Look for the line containing "What Altair code" and the line containing "reverse=True, nice=False, zero=False)"; retype them and all lines between, exactly, and leave out the pictures.

Extracted material =>
--

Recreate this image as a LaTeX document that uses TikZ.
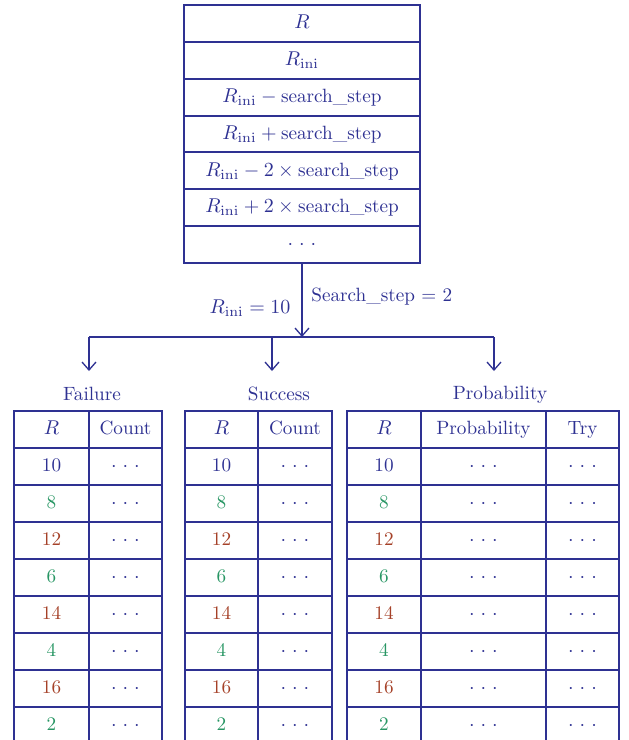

--

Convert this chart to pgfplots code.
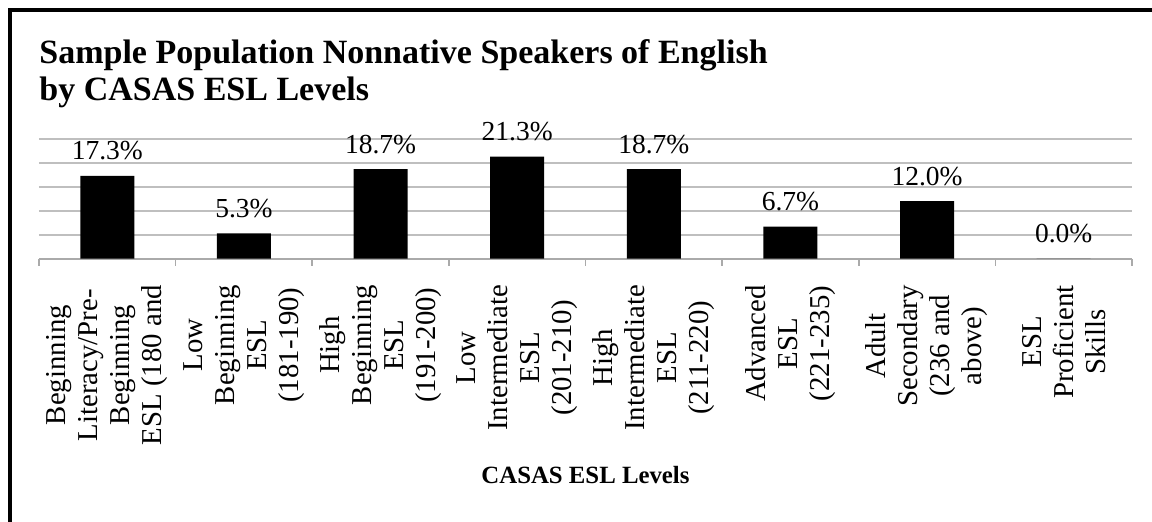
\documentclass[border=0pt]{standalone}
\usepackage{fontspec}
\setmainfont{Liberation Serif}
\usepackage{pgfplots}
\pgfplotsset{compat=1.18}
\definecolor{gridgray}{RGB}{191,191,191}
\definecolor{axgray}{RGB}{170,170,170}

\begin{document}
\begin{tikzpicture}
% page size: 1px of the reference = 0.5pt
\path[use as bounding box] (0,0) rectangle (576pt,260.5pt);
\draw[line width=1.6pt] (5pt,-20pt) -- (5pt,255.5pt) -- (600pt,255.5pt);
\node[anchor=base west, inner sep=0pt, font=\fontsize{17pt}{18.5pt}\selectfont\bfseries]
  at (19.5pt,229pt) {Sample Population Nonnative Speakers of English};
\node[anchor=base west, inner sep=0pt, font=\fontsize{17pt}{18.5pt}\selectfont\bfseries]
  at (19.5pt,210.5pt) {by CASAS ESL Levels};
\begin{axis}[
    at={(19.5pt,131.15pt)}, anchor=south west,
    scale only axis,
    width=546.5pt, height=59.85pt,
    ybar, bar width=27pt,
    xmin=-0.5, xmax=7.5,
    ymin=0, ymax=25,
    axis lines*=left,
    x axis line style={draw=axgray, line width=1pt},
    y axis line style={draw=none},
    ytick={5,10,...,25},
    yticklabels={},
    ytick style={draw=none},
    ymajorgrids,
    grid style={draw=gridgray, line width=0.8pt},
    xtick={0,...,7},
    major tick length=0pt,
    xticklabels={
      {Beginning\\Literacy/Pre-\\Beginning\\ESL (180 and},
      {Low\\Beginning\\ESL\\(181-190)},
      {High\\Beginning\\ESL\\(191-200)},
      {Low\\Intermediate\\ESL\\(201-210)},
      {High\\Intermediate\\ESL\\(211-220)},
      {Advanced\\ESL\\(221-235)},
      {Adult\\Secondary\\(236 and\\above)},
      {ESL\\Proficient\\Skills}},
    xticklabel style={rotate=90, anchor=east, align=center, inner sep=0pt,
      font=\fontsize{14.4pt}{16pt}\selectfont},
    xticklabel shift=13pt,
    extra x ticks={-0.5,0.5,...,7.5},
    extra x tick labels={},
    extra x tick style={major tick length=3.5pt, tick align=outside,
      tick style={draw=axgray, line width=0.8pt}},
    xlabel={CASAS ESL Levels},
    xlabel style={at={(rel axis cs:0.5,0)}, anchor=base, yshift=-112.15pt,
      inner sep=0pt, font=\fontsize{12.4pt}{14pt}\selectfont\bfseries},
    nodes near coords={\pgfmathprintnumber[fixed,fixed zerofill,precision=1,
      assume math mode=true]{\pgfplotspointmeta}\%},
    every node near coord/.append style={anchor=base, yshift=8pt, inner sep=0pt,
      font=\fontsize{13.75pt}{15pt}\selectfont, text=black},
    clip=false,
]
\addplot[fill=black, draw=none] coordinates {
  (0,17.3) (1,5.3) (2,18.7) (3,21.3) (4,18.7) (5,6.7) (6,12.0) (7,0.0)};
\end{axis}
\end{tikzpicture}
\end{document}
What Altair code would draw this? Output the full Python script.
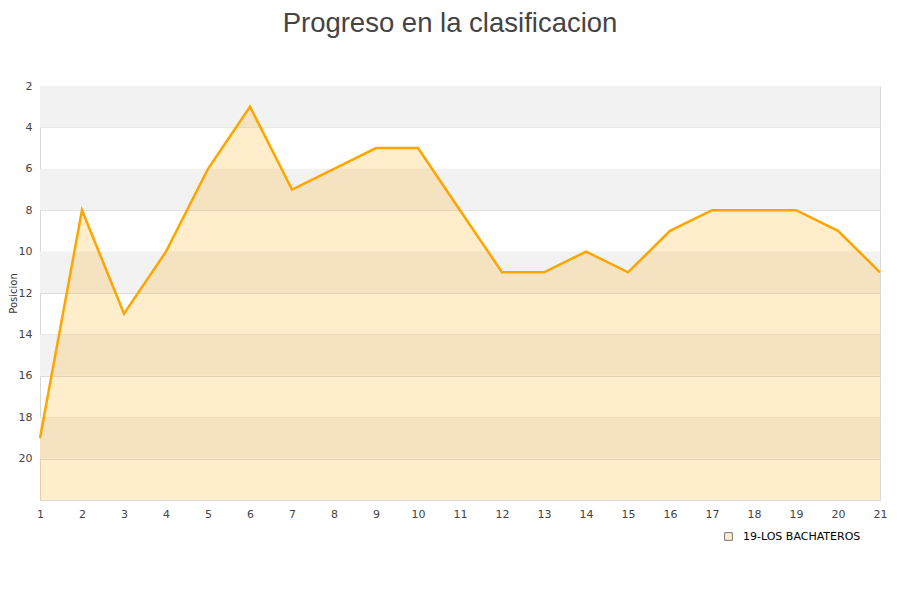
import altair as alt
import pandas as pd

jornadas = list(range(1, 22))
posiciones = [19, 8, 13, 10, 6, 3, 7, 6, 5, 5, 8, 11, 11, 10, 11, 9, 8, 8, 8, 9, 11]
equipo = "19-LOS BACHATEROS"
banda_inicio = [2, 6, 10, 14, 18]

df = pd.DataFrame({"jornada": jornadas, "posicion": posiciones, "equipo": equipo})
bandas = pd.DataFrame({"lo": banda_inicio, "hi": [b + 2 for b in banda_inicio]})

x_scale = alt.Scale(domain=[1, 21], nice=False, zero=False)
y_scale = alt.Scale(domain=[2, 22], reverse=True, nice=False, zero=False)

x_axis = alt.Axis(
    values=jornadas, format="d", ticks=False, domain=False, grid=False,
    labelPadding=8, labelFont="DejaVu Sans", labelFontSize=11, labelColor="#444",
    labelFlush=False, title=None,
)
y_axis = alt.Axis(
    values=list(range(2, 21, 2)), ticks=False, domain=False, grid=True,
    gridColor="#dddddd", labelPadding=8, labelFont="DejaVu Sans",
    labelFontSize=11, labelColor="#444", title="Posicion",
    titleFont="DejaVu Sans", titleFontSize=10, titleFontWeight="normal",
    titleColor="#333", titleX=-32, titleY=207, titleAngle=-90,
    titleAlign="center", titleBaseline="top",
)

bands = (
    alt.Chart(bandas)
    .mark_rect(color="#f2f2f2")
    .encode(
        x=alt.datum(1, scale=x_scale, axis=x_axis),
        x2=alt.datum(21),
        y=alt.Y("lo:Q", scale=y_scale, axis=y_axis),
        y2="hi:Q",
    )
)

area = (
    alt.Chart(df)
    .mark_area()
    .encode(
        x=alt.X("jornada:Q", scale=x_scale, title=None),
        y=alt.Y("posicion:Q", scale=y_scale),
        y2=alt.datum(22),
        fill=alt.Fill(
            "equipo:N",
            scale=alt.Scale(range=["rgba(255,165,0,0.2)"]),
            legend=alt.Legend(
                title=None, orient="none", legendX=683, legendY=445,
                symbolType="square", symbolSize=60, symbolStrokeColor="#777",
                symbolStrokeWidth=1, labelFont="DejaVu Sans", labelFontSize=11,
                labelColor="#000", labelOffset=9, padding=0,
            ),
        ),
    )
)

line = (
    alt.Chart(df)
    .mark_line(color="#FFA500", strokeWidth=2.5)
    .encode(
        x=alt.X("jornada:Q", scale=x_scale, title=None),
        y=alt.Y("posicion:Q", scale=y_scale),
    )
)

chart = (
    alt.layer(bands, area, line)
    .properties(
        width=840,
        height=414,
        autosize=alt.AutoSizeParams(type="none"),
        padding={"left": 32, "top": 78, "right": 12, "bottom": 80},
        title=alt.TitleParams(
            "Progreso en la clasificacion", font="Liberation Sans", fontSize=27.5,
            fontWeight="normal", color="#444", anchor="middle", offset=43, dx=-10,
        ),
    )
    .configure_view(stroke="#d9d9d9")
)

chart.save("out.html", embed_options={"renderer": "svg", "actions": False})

--

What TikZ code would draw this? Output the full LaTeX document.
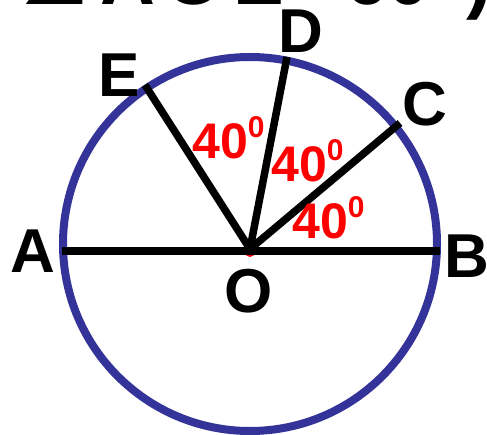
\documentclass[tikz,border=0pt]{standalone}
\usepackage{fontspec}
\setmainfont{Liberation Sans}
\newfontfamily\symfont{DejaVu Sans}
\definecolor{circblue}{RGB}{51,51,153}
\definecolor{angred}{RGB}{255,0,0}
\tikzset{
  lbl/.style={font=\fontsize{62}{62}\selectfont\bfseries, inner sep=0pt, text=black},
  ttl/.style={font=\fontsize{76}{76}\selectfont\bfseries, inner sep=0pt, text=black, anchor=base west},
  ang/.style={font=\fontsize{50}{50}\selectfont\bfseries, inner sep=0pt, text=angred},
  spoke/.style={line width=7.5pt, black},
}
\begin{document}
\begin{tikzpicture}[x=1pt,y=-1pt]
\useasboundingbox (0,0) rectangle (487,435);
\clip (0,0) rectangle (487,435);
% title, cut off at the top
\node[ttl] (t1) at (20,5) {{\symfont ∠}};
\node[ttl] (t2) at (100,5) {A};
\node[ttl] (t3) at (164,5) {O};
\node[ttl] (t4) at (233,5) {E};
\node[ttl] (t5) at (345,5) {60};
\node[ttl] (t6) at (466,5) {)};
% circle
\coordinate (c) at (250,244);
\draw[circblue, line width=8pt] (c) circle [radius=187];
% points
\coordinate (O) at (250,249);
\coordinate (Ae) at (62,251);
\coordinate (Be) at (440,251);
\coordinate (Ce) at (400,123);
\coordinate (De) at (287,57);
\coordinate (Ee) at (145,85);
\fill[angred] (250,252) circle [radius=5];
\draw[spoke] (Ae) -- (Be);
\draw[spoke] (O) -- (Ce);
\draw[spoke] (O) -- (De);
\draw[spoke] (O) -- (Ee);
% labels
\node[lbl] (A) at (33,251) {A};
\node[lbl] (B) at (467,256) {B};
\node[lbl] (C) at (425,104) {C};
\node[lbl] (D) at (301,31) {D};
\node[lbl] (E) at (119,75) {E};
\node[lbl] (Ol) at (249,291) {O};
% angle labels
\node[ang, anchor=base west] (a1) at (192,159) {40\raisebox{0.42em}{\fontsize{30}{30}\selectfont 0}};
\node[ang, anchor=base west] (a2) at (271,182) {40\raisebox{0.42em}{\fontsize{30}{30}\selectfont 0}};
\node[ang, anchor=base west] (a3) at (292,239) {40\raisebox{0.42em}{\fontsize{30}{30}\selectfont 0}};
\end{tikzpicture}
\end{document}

--

Expected output =>
What Altair code would draw this? Output the full Python script.
import altair as alt
import pandas as pd

jornadas = list(range(1, 22))
posiciones = [19, 8, 13, 10, 6, 3, 7, 6, 5, 5, 8, 11, 11, 10, 11, 9, 8, 8, 8, 9, 11]
equipo = "19-LOS BACHATEROS"
banda_inicio = [2, 6, 10, 14, 18]

df = pd.DataFrame({"jornada": jornadas, "posicion": posiciones, "equipo": equipo})
bandas = pd.DataFrame({"lo": banda_inicio, "hi": [b + 2 for b in banda_inicio]})

x_scale = alt.Scale(domain=[1, 21], nice=False, zero=False)
y_scale = alt.Scale(domain=[2, 22], reverse=True, nice=False, zero=False)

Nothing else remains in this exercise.